A Campbell diagram plot represents a system's response spectrum as a function of its oscillation regime. It is named for Wilfred Campbell, who introduced the concept.
It is also called an interference diagram.

In rotordynamics 

In rotordynamical systems, the eigenfrequencies often depend on the rotation rates due to the induced gyroscopic effects or variable hydrodynamic conditions in fluid bearings. It might represent the following cases:

1. Analytically computed values of eigenfrequencies as a function of the shaft's rotation speed. This case is also called "whirl speed map". Such chart can be used in turbine design as shown in the numerically calculated Campbell diagram example illustrated by the image: analysis shows that there are well-damped critical speed at lower speed range.

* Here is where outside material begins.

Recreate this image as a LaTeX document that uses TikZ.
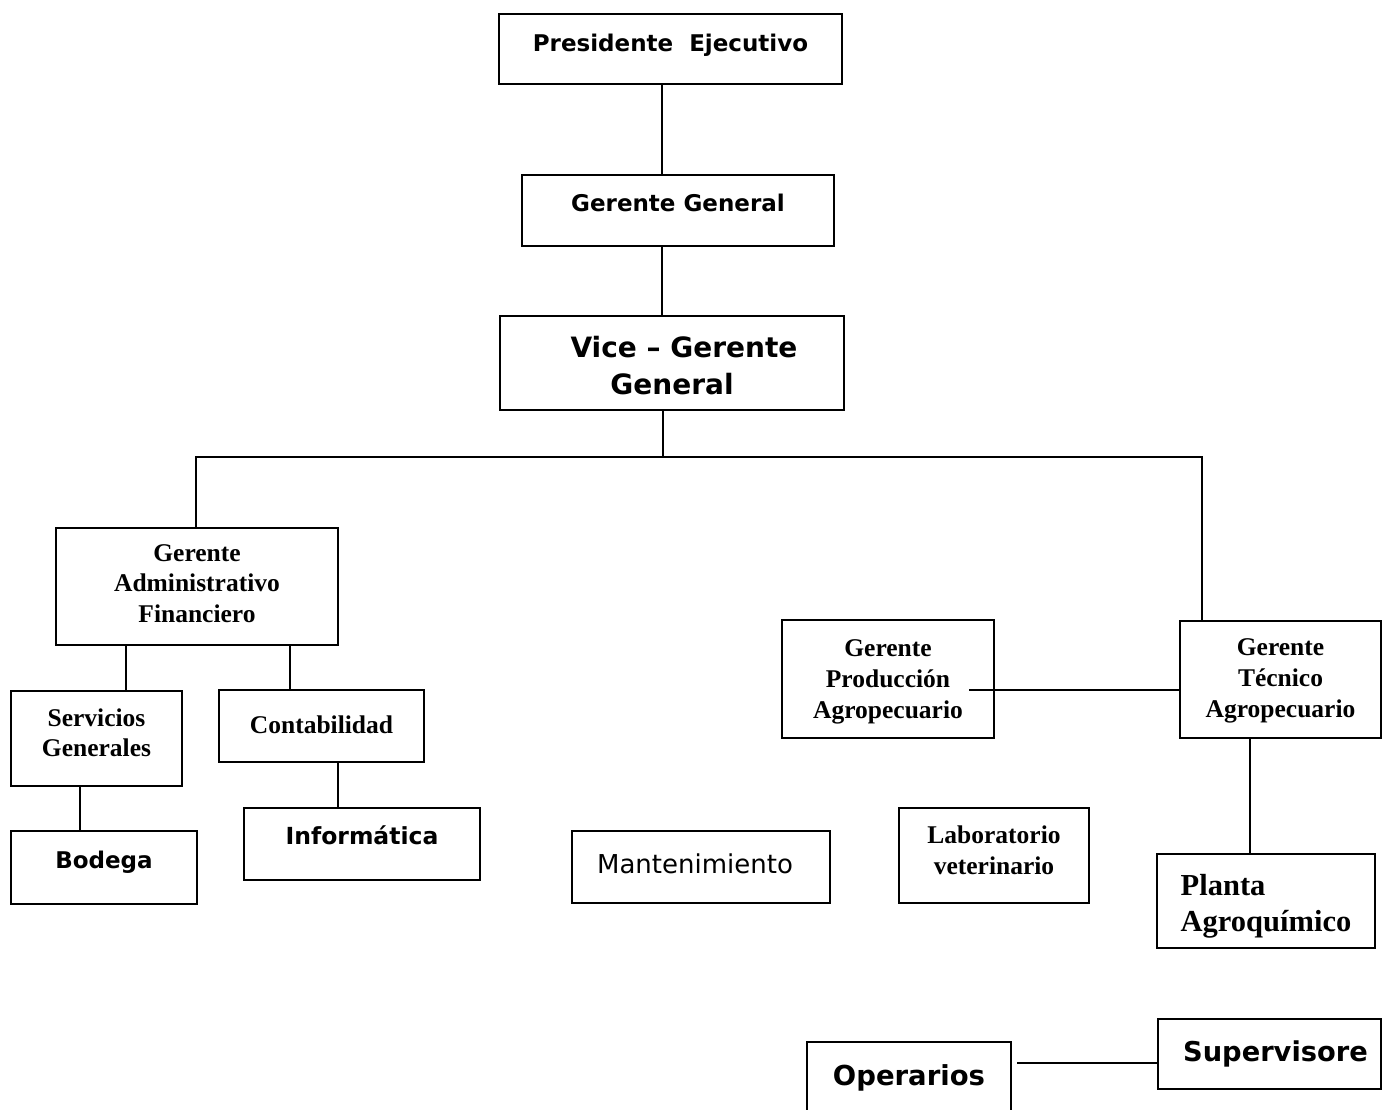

Another critical speed at mode 4 is observed at 7810 rpm (130 Hz) in dangerous vicinity of nominal shaft speed, but it has 30% damping - enough to safely ignore it.

2. Experimentally measured vibration response spectrum as a function of the shaft's rotation speed (waterfall plot), the peak locations for each slice usually corresponding to the eigenfrequencies.

In acoustical engineering 

In acoustical engineering, the Campbell diagram would represent the pressure spectrum waterfall plot vs the machine's shaft rotation speed (sometimes also called 3D noise map).